Gulliver's Travels (PG): In this modernized, further Disneyfied version of Jonathan Swift's classic satire, our hero (Jack Black) is a modern-day journalist who gets transported to a land of tiny people while en route to the Bermuda Triangle, then reinvents the strange new world in his own slacker imagine. Sorry, Johnny Swift. Featuring Emily Blunt, Billy Connolly, and Jason Segel.

> The King's Speech (R): When King George VI unexpectedly rises to the throne during World War II in Great Britain, he must employ an unconventional speech therapist to help him learn the oratorical skills needed to inspire his nation. Starring Colin Firth, Geoffrey Rush, and Helena Bonham Carter.
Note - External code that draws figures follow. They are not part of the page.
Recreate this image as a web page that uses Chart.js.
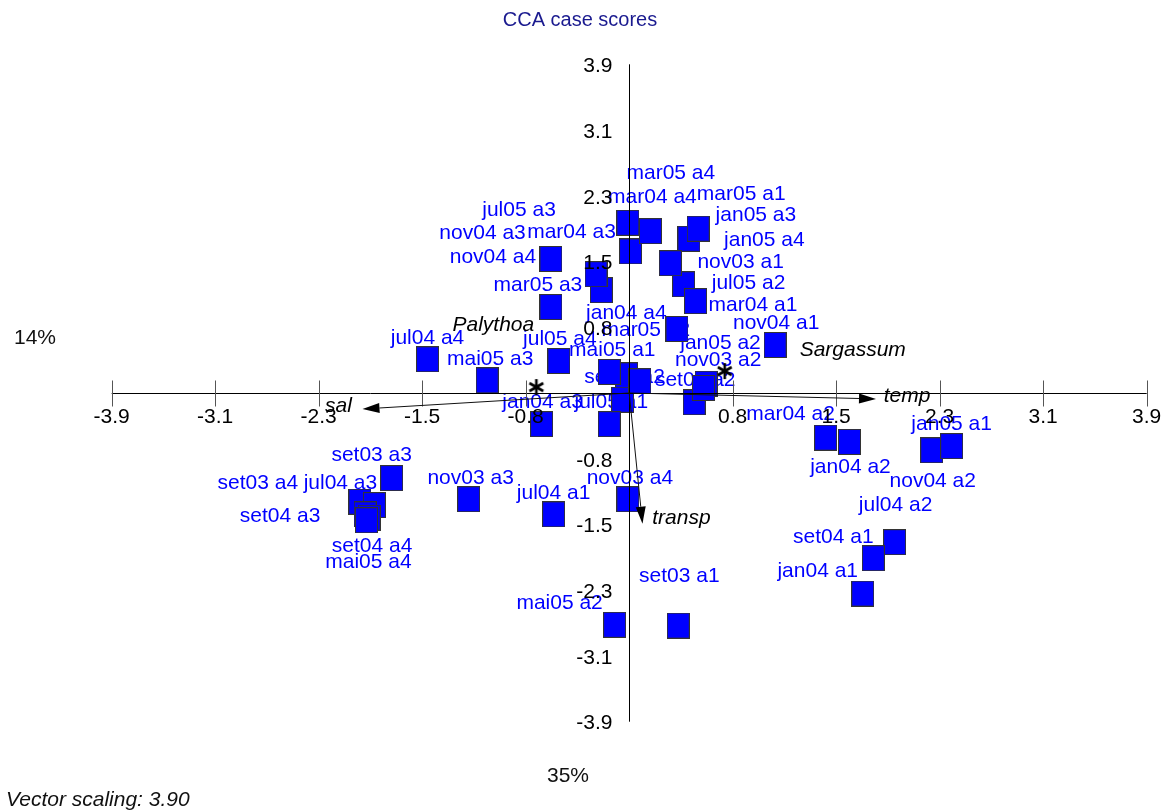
<!DOCTYPE html>
<html>
<head>
<meta charset="utf-8">
<title>CCA case scores</title>
<script src="https://cdn.jsdelivr.net/npm/chart.js@4.4.1/dist/chart.umd.min.js"></script>
<style>
  html, body { margin: 0; padding: 0; background: #fff; }
</style>
</head>
<body>
<canvas id="myChart" width="1165" height="811"></canvas>
<script>
// case scores (axis 1, axis 2)
const sampleNames = [
    "set03 a1", "set03 a2", "set03 a3", "set03 a4",
    "nov03 a1", "nov03 a2", "nov03 a3", "nov03 a4",
    "jan04 a1", "jan04 a2", "jan04 a3", "jan04 a4",
    "mar04 a1", "mar04 a2", "mar04 a3", "mar04 a4",
    "jul04 a1", "jul04 a2", "jul04 a3", "jul04 a4",
    "set04 a1", "set04 a2", "set04 a3", "set04 a4",
    "nov04 a1", "nov04 a2", "nov04 a3", "nov04 a4",
    "jan05 a1", "jan05 a2", "jan05 a3", "jan05 a4",
    "mar05 a1", "mar05 a2", "mar05 a3", "mar05 a4",
    "mai05 a1", "mai05 a2", "mai05 a3", "mai05 a4",
    "jul05 a1", "jul05 a2", "jul05 a3", "jul05 a4"
];
const scoreX = [
    0.37, -0.05, -1.79, -2.03,
    0.41, 0.58, -1.21, -0.01,
    1.76, 1.66, -0.66, -0.21,
    0.36, 1.48, 0.01, 0.16,
    -0.57, 2.00, -1.92, -1.52,
    1.84, 0.49, -1.99, -1.96,
    1.10, 2.28, -0.02, -0.59,
    2.43, 0.56, 0.45, 0.31,
    0.52, 0.08, -0.59, -0.01,
    -0.15, -0.11, -1.07, -1.98,
    -0.15, 0.50, -0.25, -0.53
];
const scoreY = [
    -2.76, -0.08, -1.01, -1.29,
    1.29, 0.11, -1.26, -1.26,
    -2.38, -0.58, -0.37, 1.22,
    0.76, -0.53, 1.68, 1.92,
    -1.44, -1.77, -1.33, 0.40,
    -1.96, -0.11, -1.44, -1.48,
    0.57, -0.68, 0.21, 1.59,
    -0.63, 0.06, 1.83, 1.54,
    1.95, 0.14, 1.02, 2.02,
    0.25, -2.75, 0.15, -1.51,
    -0.37, 1.09, 1.41, 0.38
];

// species scores
const speciesNames = ["Palythoa", "Sargassum"];
const speciesX = [-0.70, 0.72];
const speciesY = [0.07, 0.26];

// environmental vectors (already scaled)
const envNames = ["sal", "temp", "transp"];
const envX = [-2.01, 1.86, 0.10];
const envY = [-0.19, -0.07, -1.55];

const tickValues = [-3.9, -3.12, -2.34, -1.56, -0.78, 0.78, 1.56, 2.34, 3.12, 3.9];
const tickLabels = ["-3.9", "-3.1", "-2.3", "-1.5", "-0.8", "0.8", "1.5", "2.3", "3.1", "3.9"];
const axis1Percent = "35%";
const axis2Percent = "14%";
const vectorScaling = "3.90";

// where each case label sits relative to its marker (pixels)
const labelOffsets = [
    [1, -49], [2, -23], [-20, -23], [-102, -19],
    [57, -22], [12, -24], [2, -21], [2, -21],
    [-45, -22], [1, 25], [1, -22], [25, 23],
    [76, -24], [-35, -23], [-59, -19], [2, -34],
    [0, -21], [1, -37], [-34, -22], [0, -21],
    [-40, -21], [1, -22], [-85, 2], [3, 28],
    [1, -22], [1, 31], [-144, -142], [-58, -2],
    [0, -22], [17, -45], [67, -24], [94, -23],
    [43, -34], [6, -51], [-13, -22], [43, -50],
    [3, -22], [-55, -22], [3, -21], [2, 42],
    [2, -22], [53, -18], [-77, -64], [1, -22]
];
const speciesLabelOffsets = [[-43, -62], [128, -21]];
const envLabelOffsets = [[-24, -3], [31, -3], [39, -5]];

const FONT = "'Liberation Sans', Arial, sans-serif";

function makeSquare() {
    const c = document.createElement("canvas");
    c.width = 23;
    c.height = 26;
    const g = c.getContext("2d");
    g.fillStyle = "#333333";
    g.fillRect(0, 0, 23, 26);
    g.fillStyle = "#0000ff";
    g.fillRect(1, 1, 21, 24);
    return c;
}

function makeAsterisk() {
    const c = document.createElement("canvas");
    c.width = 20;
    c.height = 20;
    const g = c.getContext("2d");
    g.strokeStyle = "#000";
    g.lineWidth = 2.6;
    g.lineCap = "butt";
    for (let k = 0; k < 3; k++) {
        const a = Math.PI / 2 + k * Math.PI / 3;
        g.beginPath();
        g.moveTo(10 - 8 * Math.cos(a), 10 - 8 * Math.sin(a));
        g.lineTo(10 + 8 * Math.cos(a), 10 + 8 * Math.sin(a));
        g.stroke();
    }
    return c;
}

function drawArrow(ctx, x0, y0, x1, y1) {
    const a = Math.atan2(y1 - y0, x1 - x0);
    const len = 17, half = 5;
    const bx = x1 - len * Math.cos(a);
    const by = y1 - len * Math.sin(a);
    ctx.beginPath();
    ctx.moveTo(x0, y0);
    ctx.lineTo(bx, by);
    ctx.stroke();
    ctx.beginPath();
    ctx.moveTo(x1, y1);
    ctx.lineTo(bx + half * Math.sin(a), by - half * Math.cos(a));
    ctx.lineTo(bx - half * Math.sin(a), by + half * Math.cos(a));
    ctx.closePath();
    ctx.fill();
}

const biplotPlugin = {
    id: "biplot",
    beforeDatasetsDraw(chart) {
        const ctx = chart.ctx;
        const xs = chart.scales.x, ys = chart.scales.y;
        ctx.save();
        ctx.font = "21px " + FONT;
        ctx.fillStyle = "#0000ff";
        ctx.textAlign = "center";
        ctx.textBaseline = "middle";
        sampleNames.forEach((name, i) => {
            const px = xs.getPixelForValue(scoreX[i]) + labelOffsets[i][0];
            const py = ys.getPixelForValue(scoreY[i]) + labelOffsets[i][1];
            ctx.fillText(name, px, py);
        });
        ctx.restore();
    },
    afterDatasetsDraw(chart) {
        const ctx = chart.ctx;
        const xs = chart.scales.x, ys = chart.scales.y;
        const ox = Math.round(xs.getPixelForValue(0)) + 0.5;
        const oy = Math.round(ys.getPixelForValue(0)) + 0.5;
        ctx.save();

        // axes through the origin
        ctx.strokeStyle = "#000";
        ctx.lineWidth = 1;
        ctx.beginPath();
        ctx.moveTo(xs.getPixelForValue(-3.9), oy);
        ctx.lineTo(xs.getPixelForValue(3.9), oy);
        ctx.moveTo(ox, ys.getPixelForValue(3.9));
        ctx.lineTo(ox, ys.getPixelForValue(-3.9));
        ctx.stroke();

        // tick marks on the horizontal axis
        ctx.strokeStyle = "#555";
        ctx.beginPath();
        tickValues.forEach((v) => {
            const px = Math.round(xs.getPixelForValue(v)) + 0.5;
            ctx.moveTo(px, oy - 13);
            ctx.lineTo(px, oy + 13);
        });
        ctx.stroke();

        // environmental arrows
        ctx.strokeStyle = "#111";
        ctx.fillStyle = "#000";
        envNames.forEach((n, i) => {
            drawArrow(ctx, xs.getPixelForValue(0), ys.getPixelForValue(0),
                xs.getPixelForValue(envX[i]), ys.getPixelForValue(envY[i]));
        });

        // tick labels
        ctx.font = "21px " + FONT;
        ctx.fillStyle = "#000";
        ctx.textBaseline = "middle";
        ctx.textAlign = "center";
        tickValues.forEach((v, i) => {
            ctx.fillText(tickLabels[i], xs.getPixelForValue(v), oy + 24);
        });
        ctx.textAlign = "right";
        tickValues.forEach((v, i) => {
            ctx.fillText(tickLabels[i], ox - 17, ys.getPixelForValue(v) + 2);
        });

        // vector and species labels
        ctx.font = "italic 21px " + FONT;
        ctx.textAlign = "center";
        envNames.forEach((n, i) => {
            ctx.fillText(n, xs.getPixelForValue(envX[i]) + envLabelOffsets[i][0],
                ys.getPixelForValue(envY[i]) + envLabelOffsets[i][1]);
        });
        speciesNames.forEach((n, i) => {
            ctx.fillText(n, xs.getPixelForValue(speciesX[i]) + speciesLabelOffsets[i][0],
                ys.getPixelForValue(speciesY[i]) + speciesLabelOffsets[i][1]);
        });

        // title, axis percentages, footer
        ctx.font = "20px " + FONT;
        ctx.fillStyle = "#1a1a8f";
        ctx.fillText("CCA case scores", 580, 20);
        ctx.font = "21px " + FONT;
        ctx.fillStyle = "#111";
        ctx.fillText(axis1Percent, 568, 776);
        ctx.textAlign = "left";
        ctx.fillText(axis2Percent, 14, 338);
        ctx.font = "italic 21px " + FONT;
        ctx.fillText("Vector scaling: " + vectorScaling, 6, 800);
        ctx.restore();
    }
};

document.addEventListener("DOMContentLoaded", function () {
    const ctx = document.getElementById("myChart").getContext("2d");

    new Chart(ctx, {
        type: "scatter",
        data: {
            datasets: [
                {
                    label: "Cases",
                    data: scoreX.map((x, i) => ({ x: x, y: scoreY[i] })),
                    pointStyle: makeSquare(),
                    order: 2,
                    clip: false,
                },
                {
                    label: "Species",
                    data: speciesX.map((x, i) => ({ x: x, y: speciesY[i] })),
                    pointStyle: makeAsterisk(),
                    order: 1,
                    clip: false,
                },
            ],
        },
        options: {
            responsive: false,
            animation: false,
            devicePixelRatio: 1,
            layout: {
                padding: { left: 111.7, right: 18.3, top: 64.3, bottom: 89.3 },
            },
            plugins: {
                legend: { display: false },
                title: { display: false },
                tooltip: { enabled: false },
            },
            scales: {
                x: { type: "linear", min: -3.9, max: 3.9, display: false },
                y: { type: "linear", min: -3.9, max: 3.9, display: false },
            },
        },
        plugins: [biplotPlugin],
    });
});
</script>
</body>
</html>
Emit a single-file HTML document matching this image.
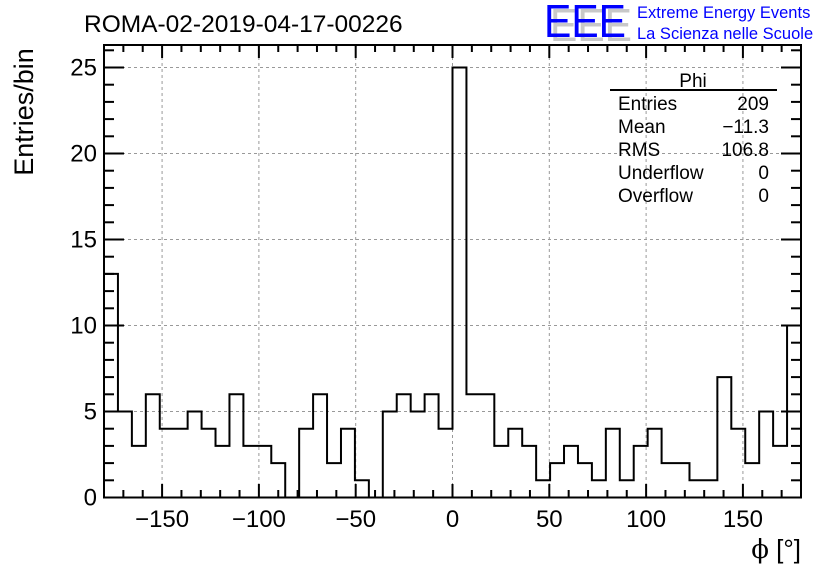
<!DOCTYPE html>
<html><head><meta charset="utf-8"><style>
body{margin:0;background:#fff;}
text{font-family:"Liberation Sans",sans-serif;}
</style></head><body>
<svg id="chart" width="836" height="572" xmlns="http://www.w3.org/2000/svg">
<rect width="836" height="572" fill="#fff"/>
<g id="grid"></g>
<g id="ticks"></g>
<path id="hist" fill="none" stroke="#000" stroke-width="2"/>
<rect x="104" y="45" width="697" height="452.5" fill="none" stroke="#000" stroke-width="2"/>
<text x="84" y="32" font-size="24.5">ROMA-02-2019-04-17-00226</text>
<text transform="translate(33,112) rotate(-90)" text-anchor="middle" font-size="27">Entries/bin</text>
<text x="801" y="558" text-anchor="end" font-size="26"><tspan font-family="DejaVu Serif, serif">ϕ</tspan> [°]</text>
<g>
<text x="550" y="41" font-size="46" fill="#c8c8c8" textLength="82" lengthAdjust="spacingAndGlyphs">EEE</text>
<text x="544" y="37" font-size="46" fill="#0000ff" textLength="82" lengthAdjust="spacingAndGlyphs">EEE</text>
<text x="637" y="18" font-size="16.5" fill="#0000ff">Extreme Energy Events</text>
<text x="637" y="39" font-size="16.5" fill="#0000ff">La Scienza nelle Scuole</text>
</g>
<g font-size="19">
<text x="693" y="87" text-anchor="middle">Phi</text>
<line x1="610" y1="90" x2="777" y2="90" stroke="#000" stroke-width="2"/>
<text x="618" y="110">Entries</text><text x="769" y="110" text-anchor="end">209</text>
<text x="618" y="133">Mean</text><text x="769" y="133" text-anchor="end">−11.3</text>
<text x="618" y="156">RMS</text><text x="769" y="156" text-anchor="end">106.8</text>
<text x="618" y="179">Underflow</text><text x="769" y="179" text-anchor="end">0</text>
<text x="618" y="202">Overflow</text><text x="769" y="202" text-anchor="end">0</text>
</g>
</svg>
<script>
const counts=[13,5,3,6,4,4,5,4,3,6,3,3,2,0,4,6,2,4,1,0,5,6,5,6,4,25,6,6,3,4,3,1,2,3,2,1,4,1,3,4,2,2,1,1,7,4,2,5,3,10];
const xTicks=[-150,-100,-50,0,50,100,150];
const yTicks=[0,5,10,15,20,25];
const xMin=-180,xMax=180;
const X=v=>104+(v-xMin)/(xMax-xMin)*697;
const Y=v=>497.5-v*17.2;
const NS="http://www.w3.org/2000/svg";
const bw=(xMax-xMin)/counts.length;
let d="M"+X(xMin)+","+Y(0);
counts.forEach((c,i)=>{d+=" L"+X(xMin+i*bw)+","+Y(c)+" L"+X(xMin+(i+1)*bw)+","+Y(c);});
d+=" L"+X(xMax)+","+Y(0);
document.getElementById('hist').setAttribute('d',d);
const grid=document.getElementById('grid'),ticks=document.getElementById('ticks');
function ln(g,x1,y1,x2,y2,extra){const l=document.createElementNS(NS,'line');l.setAttribute('x1',x1);l.setAttribute('y1',y1);l.setAttribute('x2',x2);l.setAttribute('y2',y2);l.setAttribute('stroke',extra?'#999':'#000');l.setAttribute('stroke-width',extra?1:2);if(extra)l.setAttribute('stroke-dasharray','3,3');g.appendChild(l);return l;}
function tx(str,x,y,anchor){const t=document.createElementNS(NS,'text');t.textContent=str;t.setAttribute('x',x);t.setAttribute('y',y);t.setAttribute('font-size','24');t.setAttribute('text-anchor',anchor);document.getElementById('chart').appendChild(t);return t;}
xTicks.forEach(v=>{const x=X(v);
const g=ln(grid,x,45,x,497.5,true);


ln(ticks,x,497.5,x,484);ln(ticks,x,45,x,58);
const t=tx(v<0?'−'+(-v):String(v),x,527,'middle');

});
for(let v=-170;v<=170;v+=10){if(v%50===0)continue;const x=X(v);ln(ticks,x,497.5,x,490);ln(ticks,x,45,x,52);}
yTicks.forEach(v=>{const y=Y(v);
if(v>0){const g=ln(grid,104,y,801,y,true);

}
ln(ticks,104,y,124,y);ln(ticks,801,y,781,y);
const t=tx(String(v),97,y+8,'end');

});
for(let v=1;v<=26;v++){if(v%5===0)continue;const y=Y(v);if(y<45)break;ln(ticks,104,y,114,y);ln(ticks,801,y,791,y);}
</script>
</body></html>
Little Fockers (PG-13): This is the third installment of a series that started as a middle-of-the-road trifle and became an icon of pandering, tasteless but banal schlock with the financially successful sequels. Be warned. Once more, nervous son-in-law Greg Focker (Ben Stiller) must prove his worth to his gaggle of parents (including Robert De Niro, Dustin Hoffman, and Barbra Streisand) as a husband and father. Featuring Owen Wilson, Jessica Alba, Teri Polo, and Harvey Keitel.

Season of the Witch (PG-13): Long-shelved action-horror flick starring Nicolas Cage as a Crusader waylaid on his way back from the war by a small town harboring demonic secrets and a woman who may be responsible for the Black Plague. Featuring Ron Perlman.

Tangled (PG): Yet another fairytale recycled through the Disney-o-Matic machine. This time it's the long-haired captive in the castle tower (voiced by Mandy Moore) being rescued by a Prince Charming (Zachary Levi) from boredom and a nitpicky mother. Featuring the voices of Paul F. Tompkins, Jeffrey Tambor, Ron Perlman, and Brad Garrett. In 2D only.

Tron: Legacy (PG-13): In this update to/reboot of the schlocky 1980s videogame-centric action movie that helped launch computer-generated imagery, the inventor of a game (Jeff Bridges, playing both himself and a younger version of himself thanks to some real-life computer magic) is swallowed by his own creation, prompting his son (Garrett Hedlund) to enter the digital fray in order to save him. Also featuring the lovely Oliva Wilde, the British Michael Sheen, and Daft Punk (?). In 3D and 2D versions.

Yogi Bear (PG): Disastrous-looking computer-animated big-screen outing of Jellystone Park's most notorious resident, a pic-a-nic-basket-loving bear (voiced by Dan Aykroyd) and his pal Boo-Boo (voiced by Justin Timberlake), as they concoct zany schemes to steal food despite amiable opposition from Ranger Smith (Tom Cavanagh of TV's Ed). Also featuring Anna Faris and T.J. Miller.